◆ Task instructions ◆
Do any lines in the data below contain "this"? If so, copy every one of them.
Start
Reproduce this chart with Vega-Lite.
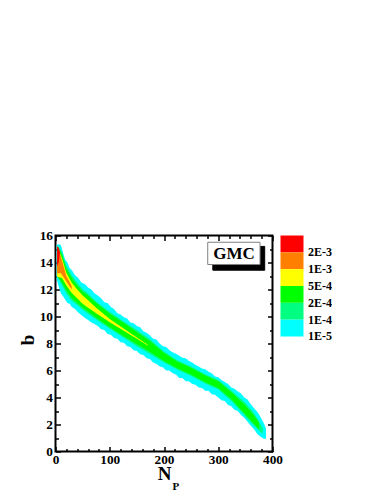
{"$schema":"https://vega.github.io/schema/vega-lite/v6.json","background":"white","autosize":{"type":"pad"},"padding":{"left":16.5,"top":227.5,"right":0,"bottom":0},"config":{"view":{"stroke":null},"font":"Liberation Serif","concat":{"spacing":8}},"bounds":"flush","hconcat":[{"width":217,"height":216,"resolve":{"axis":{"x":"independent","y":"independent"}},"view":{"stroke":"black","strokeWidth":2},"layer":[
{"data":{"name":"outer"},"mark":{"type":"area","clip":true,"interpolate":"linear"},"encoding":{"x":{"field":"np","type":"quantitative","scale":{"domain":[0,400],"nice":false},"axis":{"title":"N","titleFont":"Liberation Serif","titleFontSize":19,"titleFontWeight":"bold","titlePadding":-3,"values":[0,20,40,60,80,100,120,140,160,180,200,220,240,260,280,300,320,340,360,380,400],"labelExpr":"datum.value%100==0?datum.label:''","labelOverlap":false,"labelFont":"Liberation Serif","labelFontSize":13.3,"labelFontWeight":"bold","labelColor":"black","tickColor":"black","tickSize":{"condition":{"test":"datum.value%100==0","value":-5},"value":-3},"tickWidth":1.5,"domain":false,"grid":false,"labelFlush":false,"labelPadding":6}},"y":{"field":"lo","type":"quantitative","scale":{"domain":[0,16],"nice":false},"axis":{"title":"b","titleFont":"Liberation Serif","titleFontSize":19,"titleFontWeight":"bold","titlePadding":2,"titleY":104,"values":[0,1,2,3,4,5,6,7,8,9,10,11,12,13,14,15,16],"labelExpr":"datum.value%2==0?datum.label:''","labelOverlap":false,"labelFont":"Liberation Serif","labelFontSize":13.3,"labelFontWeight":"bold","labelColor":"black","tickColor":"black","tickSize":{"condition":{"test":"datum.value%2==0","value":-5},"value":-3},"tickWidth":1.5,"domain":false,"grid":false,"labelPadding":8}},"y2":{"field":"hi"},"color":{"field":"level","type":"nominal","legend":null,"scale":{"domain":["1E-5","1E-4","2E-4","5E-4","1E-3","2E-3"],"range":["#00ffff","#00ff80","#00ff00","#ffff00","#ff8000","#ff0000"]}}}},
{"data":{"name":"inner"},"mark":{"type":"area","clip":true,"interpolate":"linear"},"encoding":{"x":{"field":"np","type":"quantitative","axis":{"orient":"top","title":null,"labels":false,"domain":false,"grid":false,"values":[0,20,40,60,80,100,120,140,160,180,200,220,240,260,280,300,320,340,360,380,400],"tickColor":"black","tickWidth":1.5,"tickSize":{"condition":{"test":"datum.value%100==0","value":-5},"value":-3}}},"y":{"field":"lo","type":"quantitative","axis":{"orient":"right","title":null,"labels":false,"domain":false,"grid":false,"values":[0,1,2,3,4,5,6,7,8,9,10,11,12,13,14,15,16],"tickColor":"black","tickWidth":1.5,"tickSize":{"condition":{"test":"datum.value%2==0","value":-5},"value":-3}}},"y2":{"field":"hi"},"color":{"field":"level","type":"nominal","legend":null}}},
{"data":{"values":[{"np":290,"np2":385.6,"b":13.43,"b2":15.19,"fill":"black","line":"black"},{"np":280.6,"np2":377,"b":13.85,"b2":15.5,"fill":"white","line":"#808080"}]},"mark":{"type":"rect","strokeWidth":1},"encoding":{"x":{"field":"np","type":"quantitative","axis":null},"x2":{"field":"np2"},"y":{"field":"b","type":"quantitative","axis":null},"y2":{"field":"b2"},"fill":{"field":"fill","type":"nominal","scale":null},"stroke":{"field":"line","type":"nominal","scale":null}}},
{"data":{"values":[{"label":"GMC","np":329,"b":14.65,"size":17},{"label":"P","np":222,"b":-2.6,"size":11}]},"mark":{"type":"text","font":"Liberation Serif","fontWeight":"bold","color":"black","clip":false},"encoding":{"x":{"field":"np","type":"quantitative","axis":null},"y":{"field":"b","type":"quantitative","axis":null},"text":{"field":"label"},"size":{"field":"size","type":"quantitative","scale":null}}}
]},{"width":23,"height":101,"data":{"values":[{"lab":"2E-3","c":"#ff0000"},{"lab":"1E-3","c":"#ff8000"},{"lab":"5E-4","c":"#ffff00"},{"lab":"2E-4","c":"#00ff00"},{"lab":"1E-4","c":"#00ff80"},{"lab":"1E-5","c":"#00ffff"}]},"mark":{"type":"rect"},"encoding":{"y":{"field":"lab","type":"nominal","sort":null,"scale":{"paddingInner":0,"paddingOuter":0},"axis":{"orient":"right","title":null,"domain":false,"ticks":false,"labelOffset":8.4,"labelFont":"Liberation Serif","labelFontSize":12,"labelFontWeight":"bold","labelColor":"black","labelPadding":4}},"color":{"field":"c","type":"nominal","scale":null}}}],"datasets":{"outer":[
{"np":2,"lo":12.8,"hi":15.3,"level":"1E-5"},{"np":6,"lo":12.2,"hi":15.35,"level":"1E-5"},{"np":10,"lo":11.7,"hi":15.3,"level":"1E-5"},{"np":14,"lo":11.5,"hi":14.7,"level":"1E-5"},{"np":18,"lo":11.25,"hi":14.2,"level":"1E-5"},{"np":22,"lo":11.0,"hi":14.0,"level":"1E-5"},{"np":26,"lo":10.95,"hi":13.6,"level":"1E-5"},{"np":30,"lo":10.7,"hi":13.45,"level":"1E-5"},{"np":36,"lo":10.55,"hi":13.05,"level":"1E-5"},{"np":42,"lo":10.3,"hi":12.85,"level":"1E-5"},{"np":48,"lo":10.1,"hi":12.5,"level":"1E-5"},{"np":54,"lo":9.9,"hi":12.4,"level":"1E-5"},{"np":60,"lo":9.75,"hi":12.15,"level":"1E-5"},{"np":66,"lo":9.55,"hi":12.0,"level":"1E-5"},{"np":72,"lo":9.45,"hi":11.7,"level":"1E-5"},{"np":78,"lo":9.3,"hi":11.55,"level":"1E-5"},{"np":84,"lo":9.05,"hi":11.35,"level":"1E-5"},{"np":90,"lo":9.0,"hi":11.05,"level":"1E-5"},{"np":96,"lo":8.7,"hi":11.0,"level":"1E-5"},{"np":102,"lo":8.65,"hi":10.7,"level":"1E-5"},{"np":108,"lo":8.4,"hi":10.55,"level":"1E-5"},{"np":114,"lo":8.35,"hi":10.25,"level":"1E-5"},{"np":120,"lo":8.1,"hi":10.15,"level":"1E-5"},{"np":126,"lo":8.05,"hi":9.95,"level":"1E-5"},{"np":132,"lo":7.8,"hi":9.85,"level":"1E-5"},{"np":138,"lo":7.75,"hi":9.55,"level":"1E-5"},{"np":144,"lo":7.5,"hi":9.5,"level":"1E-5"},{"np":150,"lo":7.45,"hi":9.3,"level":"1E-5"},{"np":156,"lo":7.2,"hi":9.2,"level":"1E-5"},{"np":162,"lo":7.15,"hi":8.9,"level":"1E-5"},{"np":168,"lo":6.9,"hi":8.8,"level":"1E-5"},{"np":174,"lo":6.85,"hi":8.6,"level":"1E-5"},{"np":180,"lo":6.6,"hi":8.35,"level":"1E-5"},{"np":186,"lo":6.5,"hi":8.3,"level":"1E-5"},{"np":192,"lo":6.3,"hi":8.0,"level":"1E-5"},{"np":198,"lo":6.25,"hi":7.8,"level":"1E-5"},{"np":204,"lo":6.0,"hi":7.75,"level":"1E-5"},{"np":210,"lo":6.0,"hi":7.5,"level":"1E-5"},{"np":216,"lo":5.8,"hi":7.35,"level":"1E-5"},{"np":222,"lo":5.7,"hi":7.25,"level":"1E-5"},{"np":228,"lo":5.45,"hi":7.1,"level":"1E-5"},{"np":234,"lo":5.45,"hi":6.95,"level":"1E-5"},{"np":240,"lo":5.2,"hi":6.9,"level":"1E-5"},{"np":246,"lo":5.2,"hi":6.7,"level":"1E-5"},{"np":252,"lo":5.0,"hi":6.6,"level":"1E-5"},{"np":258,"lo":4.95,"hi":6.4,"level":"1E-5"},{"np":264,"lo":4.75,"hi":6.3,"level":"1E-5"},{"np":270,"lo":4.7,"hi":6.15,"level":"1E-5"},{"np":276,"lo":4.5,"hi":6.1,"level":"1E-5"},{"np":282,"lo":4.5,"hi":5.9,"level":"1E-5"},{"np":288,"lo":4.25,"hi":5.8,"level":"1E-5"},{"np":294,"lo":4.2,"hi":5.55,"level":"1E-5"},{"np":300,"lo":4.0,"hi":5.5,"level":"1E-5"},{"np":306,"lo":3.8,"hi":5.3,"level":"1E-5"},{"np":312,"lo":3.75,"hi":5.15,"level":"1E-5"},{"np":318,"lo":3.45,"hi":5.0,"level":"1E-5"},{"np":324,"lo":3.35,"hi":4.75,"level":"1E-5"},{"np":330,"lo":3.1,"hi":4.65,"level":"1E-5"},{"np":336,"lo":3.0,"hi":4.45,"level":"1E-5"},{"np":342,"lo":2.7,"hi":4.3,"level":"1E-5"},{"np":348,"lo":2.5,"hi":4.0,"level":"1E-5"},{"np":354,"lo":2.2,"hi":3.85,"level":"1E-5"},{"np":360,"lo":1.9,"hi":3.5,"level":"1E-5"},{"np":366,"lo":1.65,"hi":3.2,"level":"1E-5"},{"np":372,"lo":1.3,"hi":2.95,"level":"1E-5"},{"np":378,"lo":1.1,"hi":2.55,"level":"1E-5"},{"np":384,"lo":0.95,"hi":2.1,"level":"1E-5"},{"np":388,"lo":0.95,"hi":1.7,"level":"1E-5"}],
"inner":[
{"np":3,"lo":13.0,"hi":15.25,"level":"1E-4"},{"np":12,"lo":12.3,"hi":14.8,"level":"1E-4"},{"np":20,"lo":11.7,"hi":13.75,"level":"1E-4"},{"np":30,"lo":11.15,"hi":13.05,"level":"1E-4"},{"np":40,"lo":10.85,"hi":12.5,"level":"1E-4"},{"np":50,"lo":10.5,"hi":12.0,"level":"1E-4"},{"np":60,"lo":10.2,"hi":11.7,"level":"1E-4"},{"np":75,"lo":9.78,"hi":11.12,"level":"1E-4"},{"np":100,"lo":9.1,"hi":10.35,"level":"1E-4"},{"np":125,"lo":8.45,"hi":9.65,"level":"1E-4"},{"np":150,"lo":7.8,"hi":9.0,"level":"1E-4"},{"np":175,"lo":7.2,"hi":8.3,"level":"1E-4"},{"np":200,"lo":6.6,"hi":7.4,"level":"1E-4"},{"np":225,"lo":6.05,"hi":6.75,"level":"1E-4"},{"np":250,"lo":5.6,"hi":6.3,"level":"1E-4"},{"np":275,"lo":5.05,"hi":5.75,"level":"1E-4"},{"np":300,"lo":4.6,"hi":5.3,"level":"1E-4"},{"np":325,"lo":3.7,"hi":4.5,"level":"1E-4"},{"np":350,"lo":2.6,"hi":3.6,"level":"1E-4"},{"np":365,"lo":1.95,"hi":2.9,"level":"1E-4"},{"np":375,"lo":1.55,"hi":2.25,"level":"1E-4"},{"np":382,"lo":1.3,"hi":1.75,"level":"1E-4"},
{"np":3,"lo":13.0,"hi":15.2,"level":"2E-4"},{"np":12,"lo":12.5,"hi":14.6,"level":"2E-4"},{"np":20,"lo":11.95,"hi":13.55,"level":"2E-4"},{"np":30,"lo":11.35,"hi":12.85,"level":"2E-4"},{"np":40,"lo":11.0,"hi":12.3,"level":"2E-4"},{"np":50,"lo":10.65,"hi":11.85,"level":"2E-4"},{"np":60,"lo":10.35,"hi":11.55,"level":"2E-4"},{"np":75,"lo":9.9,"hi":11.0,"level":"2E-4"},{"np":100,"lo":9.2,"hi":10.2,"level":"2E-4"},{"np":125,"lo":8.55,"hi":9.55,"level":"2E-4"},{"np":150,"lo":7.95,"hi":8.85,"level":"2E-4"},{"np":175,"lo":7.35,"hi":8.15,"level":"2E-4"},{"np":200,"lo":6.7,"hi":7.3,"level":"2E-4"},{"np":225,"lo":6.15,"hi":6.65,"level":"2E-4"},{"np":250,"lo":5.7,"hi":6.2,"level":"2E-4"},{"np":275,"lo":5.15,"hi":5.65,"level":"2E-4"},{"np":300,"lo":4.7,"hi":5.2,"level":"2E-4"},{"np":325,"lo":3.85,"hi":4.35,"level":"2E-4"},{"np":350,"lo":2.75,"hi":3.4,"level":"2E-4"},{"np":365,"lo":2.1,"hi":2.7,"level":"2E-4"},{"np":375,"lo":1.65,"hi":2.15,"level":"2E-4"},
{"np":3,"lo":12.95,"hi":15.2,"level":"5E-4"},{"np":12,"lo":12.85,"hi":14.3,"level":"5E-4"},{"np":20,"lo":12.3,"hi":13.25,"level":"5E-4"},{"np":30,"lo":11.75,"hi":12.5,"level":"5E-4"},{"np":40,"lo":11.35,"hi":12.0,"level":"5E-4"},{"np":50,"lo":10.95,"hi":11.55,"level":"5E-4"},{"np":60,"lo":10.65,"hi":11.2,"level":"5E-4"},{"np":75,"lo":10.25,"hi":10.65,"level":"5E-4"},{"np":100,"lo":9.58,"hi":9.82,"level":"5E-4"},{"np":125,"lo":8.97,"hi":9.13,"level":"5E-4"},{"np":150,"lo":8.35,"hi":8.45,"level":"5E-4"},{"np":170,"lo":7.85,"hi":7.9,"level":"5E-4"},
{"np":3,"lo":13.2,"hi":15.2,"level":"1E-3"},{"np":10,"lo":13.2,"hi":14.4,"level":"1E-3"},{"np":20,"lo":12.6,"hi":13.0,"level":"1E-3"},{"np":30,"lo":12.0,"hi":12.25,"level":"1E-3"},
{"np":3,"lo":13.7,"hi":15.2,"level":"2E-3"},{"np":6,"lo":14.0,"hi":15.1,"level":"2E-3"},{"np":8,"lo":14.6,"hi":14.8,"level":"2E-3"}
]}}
End
Start
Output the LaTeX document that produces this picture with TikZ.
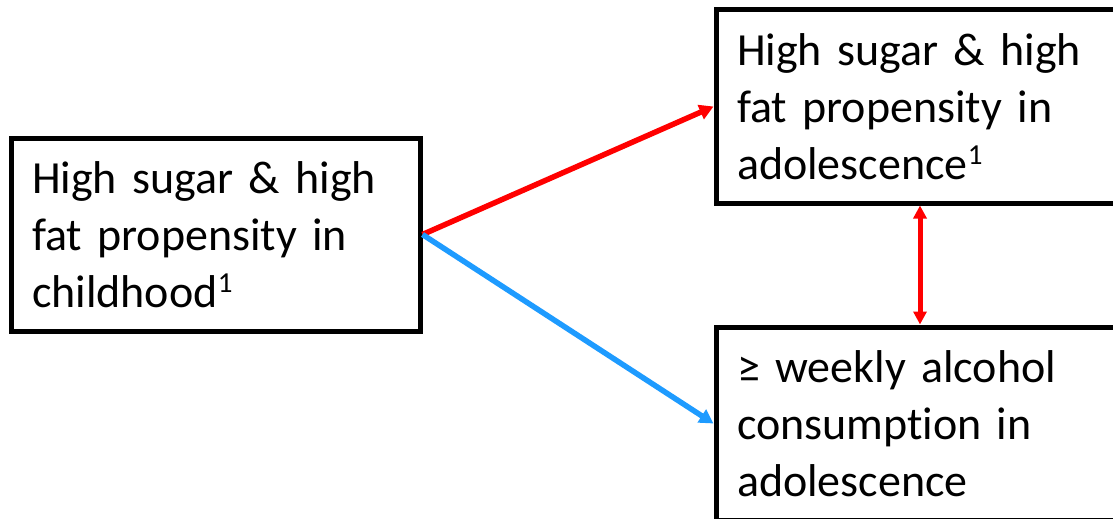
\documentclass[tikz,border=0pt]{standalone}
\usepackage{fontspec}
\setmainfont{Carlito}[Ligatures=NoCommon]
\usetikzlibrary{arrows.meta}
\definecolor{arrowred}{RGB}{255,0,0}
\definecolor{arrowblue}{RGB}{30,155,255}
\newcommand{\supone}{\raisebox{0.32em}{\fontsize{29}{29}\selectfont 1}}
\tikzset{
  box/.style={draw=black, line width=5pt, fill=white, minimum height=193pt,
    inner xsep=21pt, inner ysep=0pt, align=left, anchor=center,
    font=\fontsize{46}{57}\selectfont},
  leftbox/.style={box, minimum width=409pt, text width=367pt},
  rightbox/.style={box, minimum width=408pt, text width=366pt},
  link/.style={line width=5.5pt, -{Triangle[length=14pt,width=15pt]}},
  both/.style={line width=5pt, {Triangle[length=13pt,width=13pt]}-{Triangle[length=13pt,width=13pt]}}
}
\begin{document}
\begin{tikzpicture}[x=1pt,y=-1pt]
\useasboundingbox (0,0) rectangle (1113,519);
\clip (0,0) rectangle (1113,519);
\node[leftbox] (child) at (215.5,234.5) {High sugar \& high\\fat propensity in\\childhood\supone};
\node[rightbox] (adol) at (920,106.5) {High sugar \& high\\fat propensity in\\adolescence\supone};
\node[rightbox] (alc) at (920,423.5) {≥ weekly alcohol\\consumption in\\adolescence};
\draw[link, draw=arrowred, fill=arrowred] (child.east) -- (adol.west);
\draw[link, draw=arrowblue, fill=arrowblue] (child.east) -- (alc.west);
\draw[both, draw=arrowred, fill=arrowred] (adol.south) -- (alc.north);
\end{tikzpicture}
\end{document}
End
◆ Expected answer ◆
Reproduce this chart with Vega-Lite.
Output the LaTeX document that produces this picture with TikZ.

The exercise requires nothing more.